EXECUTIVE SUMMARY
USAID/Guatemala’s Peacebuilding Project (locally branded as Proyecto Tejiendo Paz, hereafter TP) seeks to reduce social conflict and violence, increase social cohesion and trust, and contribute to peacebuilding in the Western Highlands Region. The project relies on inclusive, community-led engagement, dialogue, and mapping to: (1) identify, prioritize, and develop action plans addressing sources of and increasing resilience to social conflict; (2) build partnerships between communities and external entities to implement plans prioritized by communities; and (3) strengthen local capacity to participate in managing, responding to, and mitigating local conflicts.
In partnership with USAID’s Center of Excellence on Democracy, Human Rights and Governance (DRG), USAID’s Office of Conflict Management and Mitigation, USAID/Guatemala, and the project implementer, Creative Associates International, NORC at the University of Chicago is conducting an impact evaluation (IE) to assess the overall effectiveness of project activities at the community level. The IE tests the key hypothesis that underpins the project’s theory of change, namely that community-based initiatives to address conflict drivers can reduce social conflict and increase social cohesion. In addition, the IE assesses whether promoting increased women’s participation in community deliberations can further contribute to reducing conflict and increasing cohesion.
To achieve these objectives, NORC’s IE team randomly assigns 195 communities eligible to receive programming into one of three arms in equal numbers (65 communities each):
- TP, where communities receive the core project’s programming as designed by USAID/Guatemala and the implementer;
- TP+DD, where communities receive the core project’s programming plus an additional diverse decision makers intervention promoting increased women’s participation; and
- Control, where communities do not receive any programming.
Randomization allows us to measure the impact of TP as designed, as well as the marginal effects of the diverse decision makers intervention. Diverse decision makers focuses on reducing the barriers to participation for women through a training program called women peace promoters (asesoras de cambio). The asesoras de cambio intervention is based on the premise that to create sustainable gender equality and lasting peace, women need to have increased capacity for civic participation and political mobilization.
As designed by TP’s implementer, the asesoras de cambio will be identified through a rapid stakeholder assessment to be undertaken in all TP communities. Selected women will include community leaders, COCODE members, mothers and grandmothers, youth, midwives (comadronas), and ancestral authorities (Ajq’ij). TP will build their capacity to lead so that they can take on more active roles in community decision making and in supporting the resolution of social conflict. The asesoras de cambio will receive training on topics such as leadership, decision making, effective communication, conflict transformation, negotiation, critical reflection and dialogue, political expression and participation, and women’s legal rights.

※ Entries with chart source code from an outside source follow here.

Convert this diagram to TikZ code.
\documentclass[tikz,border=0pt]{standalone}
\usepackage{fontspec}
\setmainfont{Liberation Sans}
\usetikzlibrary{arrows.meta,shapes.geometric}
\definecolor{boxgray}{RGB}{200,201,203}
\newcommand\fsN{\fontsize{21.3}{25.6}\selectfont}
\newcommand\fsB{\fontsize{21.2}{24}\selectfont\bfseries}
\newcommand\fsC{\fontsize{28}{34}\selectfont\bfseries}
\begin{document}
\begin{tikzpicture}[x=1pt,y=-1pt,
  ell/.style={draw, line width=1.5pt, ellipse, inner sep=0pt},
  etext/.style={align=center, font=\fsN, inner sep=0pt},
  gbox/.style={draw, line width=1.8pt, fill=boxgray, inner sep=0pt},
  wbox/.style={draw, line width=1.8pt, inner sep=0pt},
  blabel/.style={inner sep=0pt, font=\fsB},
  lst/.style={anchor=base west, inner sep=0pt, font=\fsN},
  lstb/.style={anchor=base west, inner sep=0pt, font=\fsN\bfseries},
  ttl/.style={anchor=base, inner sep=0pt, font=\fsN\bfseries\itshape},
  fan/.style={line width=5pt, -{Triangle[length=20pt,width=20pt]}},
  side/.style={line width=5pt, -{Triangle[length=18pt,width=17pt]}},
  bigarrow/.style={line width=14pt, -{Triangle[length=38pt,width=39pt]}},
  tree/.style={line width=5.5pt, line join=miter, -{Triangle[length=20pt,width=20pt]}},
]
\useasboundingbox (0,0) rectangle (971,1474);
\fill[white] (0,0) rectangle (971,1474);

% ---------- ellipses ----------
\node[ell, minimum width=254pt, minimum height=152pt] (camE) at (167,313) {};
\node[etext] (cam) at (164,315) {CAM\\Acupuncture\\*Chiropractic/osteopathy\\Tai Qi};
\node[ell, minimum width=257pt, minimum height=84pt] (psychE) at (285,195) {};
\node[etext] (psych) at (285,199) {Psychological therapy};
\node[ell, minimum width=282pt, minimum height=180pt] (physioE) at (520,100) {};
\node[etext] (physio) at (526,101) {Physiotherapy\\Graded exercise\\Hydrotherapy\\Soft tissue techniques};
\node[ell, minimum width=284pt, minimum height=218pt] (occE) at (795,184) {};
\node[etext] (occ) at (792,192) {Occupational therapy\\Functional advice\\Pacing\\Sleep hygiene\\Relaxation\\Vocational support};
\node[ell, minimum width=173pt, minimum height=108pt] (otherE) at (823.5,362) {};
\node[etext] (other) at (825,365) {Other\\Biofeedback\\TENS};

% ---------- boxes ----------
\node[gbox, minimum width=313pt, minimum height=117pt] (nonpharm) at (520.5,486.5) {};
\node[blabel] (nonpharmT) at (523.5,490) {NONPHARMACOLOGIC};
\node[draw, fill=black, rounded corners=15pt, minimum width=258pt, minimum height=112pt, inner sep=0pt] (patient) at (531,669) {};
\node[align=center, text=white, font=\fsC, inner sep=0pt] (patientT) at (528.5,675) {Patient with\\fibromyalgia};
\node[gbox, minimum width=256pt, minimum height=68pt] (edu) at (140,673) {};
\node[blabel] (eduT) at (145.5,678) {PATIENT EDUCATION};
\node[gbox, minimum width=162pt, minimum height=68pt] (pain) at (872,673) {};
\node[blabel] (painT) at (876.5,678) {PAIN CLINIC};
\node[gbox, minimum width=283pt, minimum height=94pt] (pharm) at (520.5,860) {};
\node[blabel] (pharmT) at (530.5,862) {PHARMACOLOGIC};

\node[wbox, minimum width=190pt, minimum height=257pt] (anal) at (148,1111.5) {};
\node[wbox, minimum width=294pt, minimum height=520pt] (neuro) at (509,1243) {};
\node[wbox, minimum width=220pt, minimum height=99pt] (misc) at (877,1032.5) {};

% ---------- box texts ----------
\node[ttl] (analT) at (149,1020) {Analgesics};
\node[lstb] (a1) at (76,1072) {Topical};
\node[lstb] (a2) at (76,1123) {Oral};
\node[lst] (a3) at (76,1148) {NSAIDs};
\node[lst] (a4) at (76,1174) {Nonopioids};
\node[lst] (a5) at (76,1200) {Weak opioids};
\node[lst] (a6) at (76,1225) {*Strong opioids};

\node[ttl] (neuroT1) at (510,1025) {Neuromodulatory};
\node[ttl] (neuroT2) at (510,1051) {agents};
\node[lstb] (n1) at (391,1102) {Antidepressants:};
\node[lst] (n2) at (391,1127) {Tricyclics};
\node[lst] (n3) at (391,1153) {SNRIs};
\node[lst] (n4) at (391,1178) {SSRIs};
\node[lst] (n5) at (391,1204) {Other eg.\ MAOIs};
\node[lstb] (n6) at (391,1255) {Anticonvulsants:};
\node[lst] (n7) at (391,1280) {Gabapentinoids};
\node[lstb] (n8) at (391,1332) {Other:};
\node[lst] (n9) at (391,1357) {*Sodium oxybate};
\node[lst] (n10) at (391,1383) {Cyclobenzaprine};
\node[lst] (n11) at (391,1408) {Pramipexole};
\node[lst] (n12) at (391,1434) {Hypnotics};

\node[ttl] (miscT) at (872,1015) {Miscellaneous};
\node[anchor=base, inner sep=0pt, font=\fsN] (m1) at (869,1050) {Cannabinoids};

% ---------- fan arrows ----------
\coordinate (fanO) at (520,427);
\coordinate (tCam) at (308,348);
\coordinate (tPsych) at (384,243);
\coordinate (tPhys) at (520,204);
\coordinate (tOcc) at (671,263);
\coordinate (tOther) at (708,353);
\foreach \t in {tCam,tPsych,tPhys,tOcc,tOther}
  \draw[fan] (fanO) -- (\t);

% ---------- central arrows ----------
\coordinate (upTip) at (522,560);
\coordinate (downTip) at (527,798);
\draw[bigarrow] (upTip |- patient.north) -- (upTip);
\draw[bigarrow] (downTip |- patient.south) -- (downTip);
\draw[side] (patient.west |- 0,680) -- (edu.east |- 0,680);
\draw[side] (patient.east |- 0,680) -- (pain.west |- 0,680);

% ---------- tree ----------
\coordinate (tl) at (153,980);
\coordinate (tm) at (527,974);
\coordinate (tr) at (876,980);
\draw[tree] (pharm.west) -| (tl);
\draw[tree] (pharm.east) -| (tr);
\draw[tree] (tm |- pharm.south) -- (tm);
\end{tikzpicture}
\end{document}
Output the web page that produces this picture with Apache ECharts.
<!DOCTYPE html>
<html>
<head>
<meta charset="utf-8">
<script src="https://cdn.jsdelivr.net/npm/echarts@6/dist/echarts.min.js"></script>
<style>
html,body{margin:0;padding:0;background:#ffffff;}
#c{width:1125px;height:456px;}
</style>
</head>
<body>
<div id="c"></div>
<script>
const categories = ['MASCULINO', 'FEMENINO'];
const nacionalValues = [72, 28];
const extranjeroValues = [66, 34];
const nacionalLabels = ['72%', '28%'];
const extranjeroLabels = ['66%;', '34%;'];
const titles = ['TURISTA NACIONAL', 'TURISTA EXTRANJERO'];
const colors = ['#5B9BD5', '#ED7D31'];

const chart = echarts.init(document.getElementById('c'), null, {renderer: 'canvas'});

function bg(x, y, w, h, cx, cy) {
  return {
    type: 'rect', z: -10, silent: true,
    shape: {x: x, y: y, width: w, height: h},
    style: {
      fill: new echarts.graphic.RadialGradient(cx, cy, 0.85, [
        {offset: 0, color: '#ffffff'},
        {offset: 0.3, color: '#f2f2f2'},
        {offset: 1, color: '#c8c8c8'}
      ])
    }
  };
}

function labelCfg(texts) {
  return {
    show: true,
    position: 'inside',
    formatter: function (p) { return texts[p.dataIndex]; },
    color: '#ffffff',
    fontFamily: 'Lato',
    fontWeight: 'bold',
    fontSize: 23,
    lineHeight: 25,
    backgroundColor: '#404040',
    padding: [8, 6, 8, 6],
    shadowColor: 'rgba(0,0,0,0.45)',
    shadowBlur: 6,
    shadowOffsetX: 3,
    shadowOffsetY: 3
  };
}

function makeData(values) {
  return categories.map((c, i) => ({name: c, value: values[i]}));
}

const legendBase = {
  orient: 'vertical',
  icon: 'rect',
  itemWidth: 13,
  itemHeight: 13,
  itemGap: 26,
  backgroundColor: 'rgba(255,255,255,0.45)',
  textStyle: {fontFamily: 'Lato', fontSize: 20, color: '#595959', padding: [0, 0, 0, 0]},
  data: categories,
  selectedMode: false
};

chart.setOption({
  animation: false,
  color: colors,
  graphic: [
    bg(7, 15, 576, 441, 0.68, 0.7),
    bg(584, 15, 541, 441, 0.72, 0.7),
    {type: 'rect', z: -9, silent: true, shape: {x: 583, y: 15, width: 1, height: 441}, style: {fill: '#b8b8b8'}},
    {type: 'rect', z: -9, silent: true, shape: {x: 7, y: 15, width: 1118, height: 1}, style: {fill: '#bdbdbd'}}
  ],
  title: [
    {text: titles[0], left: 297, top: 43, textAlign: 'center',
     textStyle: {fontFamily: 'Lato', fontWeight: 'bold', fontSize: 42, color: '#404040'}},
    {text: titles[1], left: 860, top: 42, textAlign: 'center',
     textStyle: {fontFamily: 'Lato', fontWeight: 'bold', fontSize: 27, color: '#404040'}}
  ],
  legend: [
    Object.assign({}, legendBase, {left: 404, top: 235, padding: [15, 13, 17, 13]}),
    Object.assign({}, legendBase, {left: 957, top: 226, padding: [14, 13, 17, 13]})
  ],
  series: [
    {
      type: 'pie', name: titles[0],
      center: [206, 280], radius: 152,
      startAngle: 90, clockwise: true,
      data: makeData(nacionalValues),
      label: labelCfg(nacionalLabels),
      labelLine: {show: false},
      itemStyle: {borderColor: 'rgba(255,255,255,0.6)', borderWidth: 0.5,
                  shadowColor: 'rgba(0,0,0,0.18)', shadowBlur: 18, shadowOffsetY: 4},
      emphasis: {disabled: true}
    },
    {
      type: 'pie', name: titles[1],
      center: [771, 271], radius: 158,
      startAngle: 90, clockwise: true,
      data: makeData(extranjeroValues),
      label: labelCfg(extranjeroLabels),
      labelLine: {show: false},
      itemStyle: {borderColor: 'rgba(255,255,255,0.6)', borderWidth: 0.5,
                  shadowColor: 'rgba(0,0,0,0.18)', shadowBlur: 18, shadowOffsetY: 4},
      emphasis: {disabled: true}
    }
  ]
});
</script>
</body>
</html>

In the short term, we expect the diverse decision makers intervention to change decision-making processes and outcomes above and beyond core TP programming. We also expect to observe some changes in individuals’ attitudes and beliefs, especially those related to the role of women in decisionmaking processes and the legitimacy of TP deliberation fora. In the long term, we expect the diverse CONTRACT NO. GS-10F-0033M / ORDER NO. AID-OAA-M-13-00013 / DRG-LER I TASKING N066 USAID.GOV USAID/GUATEMALA PEACEBUILDING PROJECT IE: BASELINE REPORT | 2 decisions makers intervention will contribute to a decrease in social conflict and an increase in social cohesion above and beyond core TP programming.
Data collection consists of a three-wave (baseline, midline, and endline) panel survey of individuals 16 years old and over. Our survey aims to capture the opinions and perspectives of youth—one of the key focus population of TP. Recognizing the challenges associated with obtaining informed consent from minors, we decided to limit the underage population included in the survey to 16-yearolds and 17-year-olds. The primary purpose of these surveys is to measure the incidence of conflict and the level of cohesion within communities, in a way that is identical between treatment and control. The questionnaire includes modules related to conflict, social cohesion and trust, integration across genders, responses to disasters, development and poverty, migration, views about community and regional leadership, women’s leadership, youth’s leadership, other political attitudes and behaviors, and personal and household socioeconomic characteristics.
Baseline fieldwork took place between September 10 and October 27, 2019. According to the evaluation design, midline measurement will take place immediately after the completion of community vision development activities in each community, and endline measurement will occur near the end of the project in 2023.
At baseline, teams attempted to conduct interviews in all 195 communities, but they did not receive authorization to carry out work in 11 communities in the Quiché Department. In most cases community authorities were unwilling to participate because participation did not entail any material benefits to the community. Another reason authorities gave was that their participation in past studies had not yielded any results for them. In addition, the authorities of two communities— Pocohil Primero and Mactzul Sexto in the Chichicastenango Municipality—asked enumerators to immediately leave their communities, threatening them with violence if they failed to do so. The data collection effort resulted in a dataset containing 3,866 valid cases. The most challenging aspect of fieldwork activities was scheduling, as several authorities changed the dates in which they would allow visits to their communities with little advance notice.